### [Exercise materials]
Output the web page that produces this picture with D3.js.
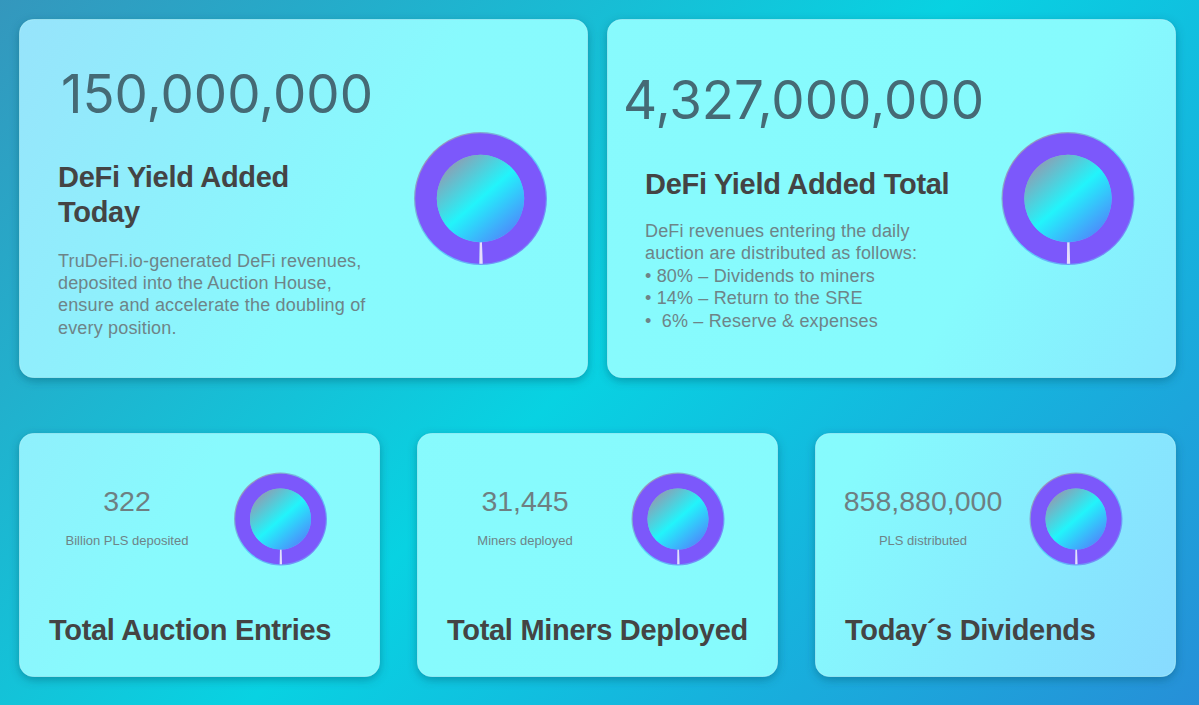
<!DOCTYPE html>
<html>
<head>
<meta charset="utf-8">
<script src="https://cdn.jsdelivr.net/npm/d3@7"></script>
<style>
  html, body { margin: 0; padding: 0; overflow: hidden; }
  svg { display: block; }
  text { font-family: "Liberation Sans", Arial, sans-serif; white-space: pre; }
</style>
</head>
<body>
<div id="chart"></div>
<script>
// chart values
var heroValues = [150000000, 4327000000];
var heroTitles = [["DeFi Yield Added", "Today"], ["DeFi Yield Added Total"]];
var heroBodies = [
  ["TruDeFi.io-generated DeFi revenues,", "deposited into the Auction House,", "ensure and accelerate the doubling of", "every position."],
  ["DeFi revenues entering the daily", "auction are distributed as follows:", "• 80% – Dividends to miners", "• 14% – Return to the SRE", "•  6% – Reserve & expenses"]
];
var statValues = [322, 31445, 858880000];
var statCaptions = ["Billion PLS deposited", "Miners deployed", "PLS distributed"];
var statTitles = ["Total Auction Entries", "Total Miners Deployed", "Today´s Dividends"];
var donutShares = [99.2, 0.8];

var width = 1199, height = 705;
var formatter = d3.format(",");

var svg = d3.select("#chart").append("svg").attr("width", width).attr("height", height);
var defs = svg.append("defs");

function linear(id, x1, y1, x2, y2, stops, units) {
  var g = defs.append("linearGradient").attr("id", id)
    .attr("x1", x1).attr("y1", y1).attr("x2", x2).attr("y2", y2);
  if (units) g.attr("gradientUnits", units);
  stops.forEach(function(s) {
    g.append("stop").attr("offset", s[0]).attr("stop-color", s[1]);
  });
}

linear("pageBg", 60, -190, 1140, 895, [[0, "#3a8fb8"], [0.5, "#08d2e2"], [1, "#2a86d6"]], "userSpaceOnUse");
linear("cardBg", 0, 0, 1199, 705, [[0, "#98e2fb"], [0.3, "#88fafd"], [0.7, "#86fbfd"], [1, "#88d8ff"]], "userSpaceOnUse");
linear("coreBg", 0.15, 0.1, 0.85, 0.9, [[0, "#8c9fb4"], [0.5, "#22f4fb"], [1, "#4c8cfb"]]);
linear("rimBg", 0.1, 0.1, 0.9, 0.9, [[0, "#a08cb4"], [0.5, "#58d8fb"], [1, "#7a7cf6"]]);

var shadow = defs.append("filter").attr("id", "cardShadow")
  .attr("x", "-10%").attr("y", "-10%").attr("width", "120%").attr("height", "125%");
shadow.append("feDropShadow").attr("dx", 0).attr("dy", 3).attr("stdDeviation", 5)
  .attr("flood-color", "#0a4a60").attr("flood-opacity", 0.4);

svg.append("rect").attr("width", width).attr("height", height).attr("fill", "url(#pageBg)");

function card(x, y, w, h) {
  svg.append("rect").attr("x", x + 0.5).attr("y", y + 0.5).attr("width", w - 1).attr("height", h - 1)
    .attr("rx", 14).attr("fill", "url(#cardBg)")
    .attr("stroke", "#b4f4fa").attr("stroke-opacity", 0.6)
    .attr("filter", "url(#cardShadow)");
}

function donut(cx, cy, outer, inner) {
  var g = svg.append("g").attr("transform", "translate(" + cx + "," + cy + ")");
  g.append("circle").attr("r", outer).attr("fill", "url(#rimBg)");
  var half = Math.PI * donutShares[1] / (donutShares[0] + donutShares[1]);
  var tilt = 0.008;
  var pie = d3.pie().sort(null)
    .startAngle(Math.PI + half - tilt).endAngle(3 * Math.PI + half - tilt);
  var arc = d3.arc().innerRadius(inner).outerRadius(outer - 1.2);
  g.selectAll("path").data(pie(donutShares)).join("path")
    .attr("d", arc)
    .attr("fill", function(d, i) { return i === 0 ? "#7c58fb" : "#e8dcfb"; });
  g.append("circle").attr("r", inner).attr("fill", "url(#coreBg)");
}

function label(x, y, str, size, color, opts) {
  opts = opts || {};
  var t = svg.append("text").attr("x", x).attr("y", y).text(str)
    .attr("font-size", size).attr("fill", color)
    .attr("font-weight", opts.weight || 400)
    .attr("text-anchor", opts.anchor || "start");
  if (opts.family) t.style("font-family", opts.family);
  if (opts.spacing) t.attr("letter-spacing", opts.spacing);
  if (opts.length) t.attr("textLength", opts.length).attr("lengthAdjust", "spacingAndGlyphs");
  return t;
}

// top row
var heroCards = [
  {x: 19, w: 569, numX: 61, numY: 113, numLen: 312, textX: 58, titleY: 187, bodyY: 266.5, donutX: 480.5},
  {x: 607, w: 569, numX: 623, numY: 119, numLen: 361, textX: 645, titleY: 194, bodyY: 237, donutX: 1068}
];
heroCards.forEach(function(c, i) {
  card(c.x, 19, c.w, 359);
  label(c.numX, c.numY, formatter(heroValues[i]), 54, "#456a75",
    {family: "Inter, sans-serif", length: c.numLen});
  heroTitles[i].forEach(function(line, k) {
    label(c.textX, c.titleY + k * 35, line, 29, "#444444", {weight: 700, spacing: -0.3});
  });
  heroBodies[i].forEach(function(line, k) {
    label(c.textX, c.bodyY + k * 22.4, line, 18, "#6e8488", {spacing: 0.17});
  });
  donut(c.donutX, 198.5, 66.5, 43.7);
});

// bottom row
var statCards = [
  {x: 19, centerX: 127, titleX: 49, donutX: 280.5},
  {x: 417, centerX: 525, titleX: 447, donutX: 678},
  {x: 815, centerX: 923, titleX: 845, donutX: 1076}
];
statCards.forEach(function(c, i) {
  card(c.x, 433, 361, 244);
  label(c.centerX, 510.5, formatter(statValues[i]), 28.5, "#6e7f82", {anchor: "middle"});
  label(c.centerX, 545, statCaptions[i], 13, "#6e8488", {anchor: "middle"});
  label(c.titleX, 640, statTitles[i], 29, "#444444", {weight: 700, spacing: -0.3});
  donut(c.donutX, 519, 46.5, 30.5);
});
</script>
</body>
</html>
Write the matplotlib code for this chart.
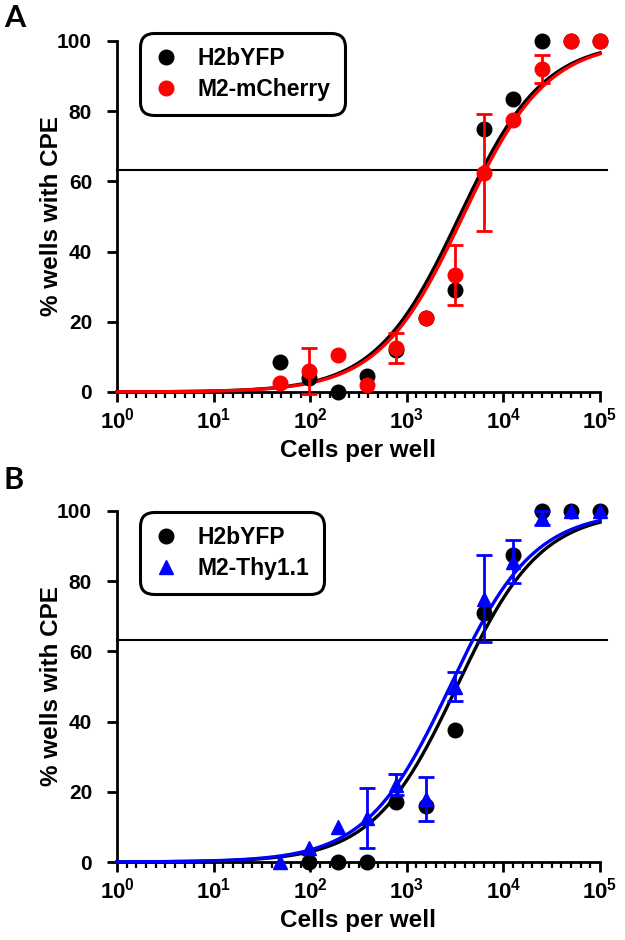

### [Work required]
Reproduce the whole listing word for word, setting aside any pictures.

### [Solution for this exercise]
Output the web page that produces this picture with D3.js.
<!DOCTYPE html>
<html>
<head>
<meta charset="utf-8">
<script src="https://cdn.jsdelivr.net/npm/d3@7"></script>
<style>
  html, body { margin: 0; padding: 0; overflow: hidden; }
  svg { display: block; }
  text { font-family: "Liberation Sans", Arial, sans-serif; white-space: pre; }
</style>
</head>
<body>
<div id="chart"></div>
<script>
// chart values
var heroValues = [150000000, 4327000000];
var heroTitles = [["DeFi Yield Added", "Today"], ["DeFi Yield Added Total"]];
var heroBodies = [
  ["TruDeFi.io-generated DeFi revenues,", "deposited into the Auction House,", "ensure and accelerate the doubling of", "every position."],
  ["DeFi revenues entering the daily", "auction are distributed as follows:", "• 80% – Dividends to miners", "• 14% – Return to the SRE", "•  6% – Reserve & expenses"]
];
var statValues = [322, 31445, 858880000];
var statCaptions = ["Billion PLS deposited", "Miners deployed", "PLS distributed"];
var statTitles = ["Total Auction Entries", "Total Miners Deployed", "Today´s Dividends"];
var donutShares = [99.2, 0.8];

var width = 1199, height = 705;
var formatter = d3.format(",");

var svg = d3.select("#chart").append("svg").attr("width", width).attr("height", height);
var defs = svg.append("defs");

function linear(id, x1, y1, x2, y2, stops, units) {
  var g = defs.append("linearGradient").attr("id", id)
    .attr("x1", x1).attr("y1", y1).attr("x2", x2).attr("y2", y2);
  if (units) g.attr("gradientUnits", units);
  stops.forEach(function(s) {
    g.append("stop").attr("offset", s[0]).attr("stop-color", s[1]);
  });
}

linear("pageBg", 60, -190, 1140, 895, [[0, "#3a8fb8"], [0.5, "#08d2e2"], [1, "#2a86d6"]], "userSpaceOnUse");
linear("cardBg", 0, 0, 1199, 705, [[0, "#98e2fb"], [0.3, "#88fafd"], [0.7, "#86fbfd"], [1, "#88d8ff"]], "userSpaceOnUse");
linear("coreBg", 0.15, 0.1, 0.85, 0.9, [[0, "#8c9fb4"], [0.5, "#22f4fb"], [1, "#4c8cfb"]]);
linear("rimBg", 0.1, 0.1, 0.9, 0.9, [[0, "#a08cb4"], [0.5, "#58d8fb"], [1, "#7a7cf6"]]);

var shadow = defs.append("filter").attr("id", "cardShadow")
  .attr("x", "-10%").attr("y", "-10%").attr("width", "120%").attr("height", "125%");
shadow.append("feDropShadow").attr("dx", 0).attr("dy", 3).attr("stdDeviation", 5)
  .attr("flood-color", "#0a4a60").attr("flood-opacity", 0.4);

svg.append("rect").attr("width", width).attr("height", height).attr("fill", "url(#pageBg)");

function card(x, y, w, h) {
  svg.append("rect").attr("x", x + 0.5).attr("y", y + 0.5).attr("width", w - 1).attr("height", h - 1)
    .attr("rx", 14).attr("fill", "url(#cardBg)")
    .attr("stroke", "#b4f4fa").attr("stroke-opacity", 0.6)
    .attr("filter", "url(#cardShadow)");
}

function donut(cx, cy, outer, inner) {
  var g = svg.append("g").attr("transform", "translate(" + cx + "," + cy + ")");
  g.append("circle").attr("r", outer).attr("fill", "url(#rimBg)");
  var half = Math.PI * donutShares[1] / (donutShares[0] + donutShares[1]);
  var tilt = 0.008;
  var pie = d3.pie().sort(null)
    .startAngle(Math.PI + half - tilt).endAngle(3 * Math.PI + half - tilt);
  var arc = d3.arc().innerRadius(inner).outerRadius(outer - 1.2);
  g.selectAll("path").data(pie(donutShares)).join("path")
    .attr("d", arc)
    .attr("fill", function(d, i) { return i === 0 ? "#7c58fb" : "#e8dcfb"; });
  g.append("circle").attr("r", inner).attr("fill", "url(#coreBg)");
}

function label(x, y, str, size, color, opts) {
  opts = opts || {};
  var t = svg.append("text").attr("x", x).attr("y", y).text(str)
    .attr("font-size", size).attr("fill", color)
    .attr("font-weight", opts.weight || 400)
    .attr("text-anchor", opts.anchor || "start");
  if (opts.family) t.style("font-family", opts.family);
  if (opts.spacing) t.attr("letter-spacing", opts.spacing);
  if (opts.length) t.attr("textLength", opts.length).attr("lengthAdjust", "spacingAndGlyphs");
  return t;
}

// top row
var heroCards = [
  {x: 19, w: 569, numX: 61, numY: 113, numLen: 312, textX: 58, titleY: 187, bodyY: 266.5, donutX: 480.5},
  {x: 607, w: 569, numX: 623, numY: 119, numLen: 361, textX: 645, titleY: 194, bodyY: 237, donutX: 1068}
];
heroCards.forEach(function(c, i) {
  card(c.x, 19, c.w, 359);
  label(c.numX, c.numY, formatter(heroValues[i]), 54, "#456a75",
    {family: "Inter, sans-serif", length: c.numLen});
  heroTitles[i].forEach(function(line, k) {
    label(c.textX, c.titleY + k * 35, line, 29, "#444444", {weight: 700, spacing: -0.3});
  });
  heroBodies[i].forEach(function(line, k) {
    label(c.textX, c.bodyY + k * 22.4, line, 18, "#6e8488", {spacing: 0.17});
  });
  donut(c.donutX, 198.5, 66.5, 43.7);
});

// bottom row
var statCards = [
  {x: 19, centerX: 127, titleX: 49, donutX: 280.5},
  {x: 417, centerX: 525, titleX: 447, donutX: 678},
  {x: 815, centerX: 923, titleX: 845, donutX: 1076}
];
statCards.forEach(function(c, i) {
  card(c.x, 433, 361, 244);
  label(c.centerX, 510.5, formatter(statValues[i]), 28.5, "#6e7f82", {anchor: "middle"});
  label(c.centerX, 545, statCaptions[i], 13, "#6e8488", {anchor: "middle"});
  label(c.titleX, 640, statTitles[i], 29, "#444444", {weight: 700, spacing: -0.3});
  donut(c.donutX, 519, 46.5, 30.5);
});
</script>
</body>
</html>
Write the matplotlib code for this chart.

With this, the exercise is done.